**Prompt**
For this exercise, return only the lines from the line containing "Emit a web page" through the line containing "var mLeft = 87, mRight", both ends included, exactly as they are.

**Source records**
##############################

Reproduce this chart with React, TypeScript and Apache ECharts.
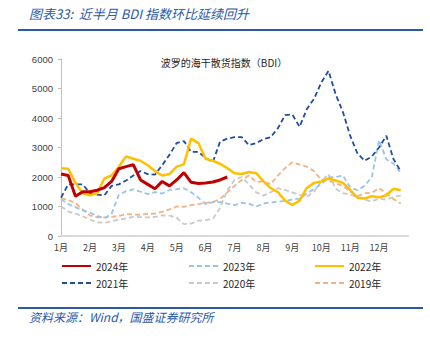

##############################

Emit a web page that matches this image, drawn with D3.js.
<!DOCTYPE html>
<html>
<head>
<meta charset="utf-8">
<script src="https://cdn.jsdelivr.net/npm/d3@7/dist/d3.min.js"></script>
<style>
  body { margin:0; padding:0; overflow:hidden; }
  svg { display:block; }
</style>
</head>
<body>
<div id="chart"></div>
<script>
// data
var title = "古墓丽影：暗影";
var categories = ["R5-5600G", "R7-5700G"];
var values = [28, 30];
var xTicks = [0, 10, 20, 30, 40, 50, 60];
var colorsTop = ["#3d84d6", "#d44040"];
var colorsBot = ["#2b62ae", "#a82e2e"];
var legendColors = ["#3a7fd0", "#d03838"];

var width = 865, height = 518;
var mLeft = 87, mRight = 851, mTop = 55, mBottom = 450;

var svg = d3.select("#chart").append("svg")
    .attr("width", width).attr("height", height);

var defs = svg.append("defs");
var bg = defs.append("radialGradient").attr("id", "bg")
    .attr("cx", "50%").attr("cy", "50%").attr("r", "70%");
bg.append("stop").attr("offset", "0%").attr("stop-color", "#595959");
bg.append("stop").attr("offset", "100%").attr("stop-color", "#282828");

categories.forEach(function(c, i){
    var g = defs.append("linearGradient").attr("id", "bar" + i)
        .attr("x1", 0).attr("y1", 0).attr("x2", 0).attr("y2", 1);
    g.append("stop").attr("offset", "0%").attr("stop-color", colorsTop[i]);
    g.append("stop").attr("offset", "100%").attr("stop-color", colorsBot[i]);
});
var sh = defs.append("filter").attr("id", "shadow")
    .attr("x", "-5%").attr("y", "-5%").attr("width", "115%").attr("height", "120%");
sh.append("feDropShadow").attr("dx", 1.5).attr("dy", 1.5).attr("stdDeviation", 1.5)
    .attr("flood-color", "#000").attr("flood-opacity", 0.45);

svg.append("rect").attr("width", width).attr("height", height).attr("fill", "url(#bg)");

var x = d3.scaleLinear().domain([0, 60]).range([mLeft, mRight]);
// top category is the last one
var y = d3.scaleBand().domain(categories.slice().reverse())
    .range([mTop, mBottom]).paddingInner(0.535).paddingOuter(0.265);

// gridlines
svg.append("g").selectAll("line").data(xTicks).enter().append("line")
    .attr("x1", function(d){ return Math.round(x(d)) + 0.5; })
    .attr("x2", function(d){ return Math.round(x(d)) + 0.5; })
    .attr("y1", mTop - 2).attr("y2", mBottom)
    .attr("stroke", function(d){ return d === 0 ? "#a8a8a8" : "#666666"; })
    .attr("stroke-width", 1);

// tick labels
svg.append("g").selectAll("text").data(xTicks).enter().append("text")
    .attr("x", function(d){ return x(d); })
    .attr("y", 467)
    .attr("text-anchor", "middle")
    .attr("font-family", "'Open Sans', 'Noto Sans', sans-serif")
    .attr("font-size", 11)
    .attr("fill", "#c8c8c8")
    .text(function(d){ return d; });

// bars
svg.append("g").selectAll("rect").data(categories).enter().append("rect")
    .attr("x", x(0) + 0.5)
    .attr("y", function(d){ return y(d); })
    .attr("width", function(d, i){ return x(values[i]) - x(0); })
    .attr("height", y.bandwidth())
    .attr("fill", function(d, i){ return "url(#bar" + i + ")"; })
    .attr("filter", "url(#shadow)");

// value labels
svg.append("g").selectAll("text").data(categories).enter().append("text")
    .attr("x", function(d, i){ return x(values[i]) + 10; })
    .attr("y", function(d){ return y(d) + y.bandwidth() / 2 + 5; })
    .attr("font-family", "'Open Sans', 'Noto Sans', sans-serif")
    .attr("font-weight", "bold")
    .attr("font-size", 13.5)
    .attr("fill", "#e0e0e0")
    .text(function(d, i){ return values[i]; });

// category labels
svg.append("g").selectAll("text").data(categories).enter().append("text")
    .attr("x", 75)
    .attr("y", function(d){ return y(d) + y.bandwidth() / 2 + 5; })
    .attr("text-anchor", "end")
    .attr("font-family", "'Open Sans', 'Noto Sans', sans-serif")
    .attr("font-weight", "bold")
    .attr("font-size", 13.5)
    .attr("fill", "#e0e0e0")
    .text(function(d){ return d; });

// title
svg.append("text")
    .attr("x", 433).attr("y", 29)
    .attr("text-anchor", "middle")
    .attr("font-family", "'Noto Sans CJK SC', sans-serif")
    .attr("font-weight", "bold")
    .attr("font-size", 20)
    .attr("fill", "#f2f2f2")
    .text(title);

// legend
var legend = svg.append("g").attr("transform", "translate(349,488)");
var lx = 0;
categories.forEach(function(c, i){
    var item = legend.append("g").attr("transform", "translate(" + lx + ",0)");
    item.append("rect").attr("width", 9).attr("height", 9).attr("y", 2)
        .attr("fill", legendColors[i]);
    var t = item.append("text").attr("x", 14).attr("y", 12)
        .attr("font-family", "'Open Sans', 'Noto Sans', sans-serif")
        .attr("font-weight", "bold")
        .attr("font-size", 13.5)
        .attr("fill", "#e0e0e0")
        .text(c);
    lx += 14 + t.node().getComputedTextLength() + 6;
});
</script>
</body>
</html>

##############################

**Exercise output**
Emit a web page that matches this image, drawn with D3.js.
<!DOCTYPE html>
<html>
<head>
<meta charset="utf-8">
<script src="https://cdn.jsdelivr.net/npm/d3@7/dist/d3.min.js"></script>
<style>
  body { margin:0; padding:0; overflow:hidden; }
  svg { display:block; }
</style>
</head>
<body>
<div id="chart"></div>
<script>
// data
var title = "古墓丽影：暗影";
var categories = ["R5-5600G", "R7-5700G"];
var values = [28, 30];
var xTicks = [0, 10, 20, 30, 40, 50, 60];
var colorsTop = ["#3d84d6", "#d44040"];
var colorsBot = ["#2b62ae", "#a82e2e"];
var legendColors = ["#3a7fd0", "#d03838"];

var width = 865, height = 518;
var mLeft = 87, mRight = 851, mTop = 55, mBottom = 450;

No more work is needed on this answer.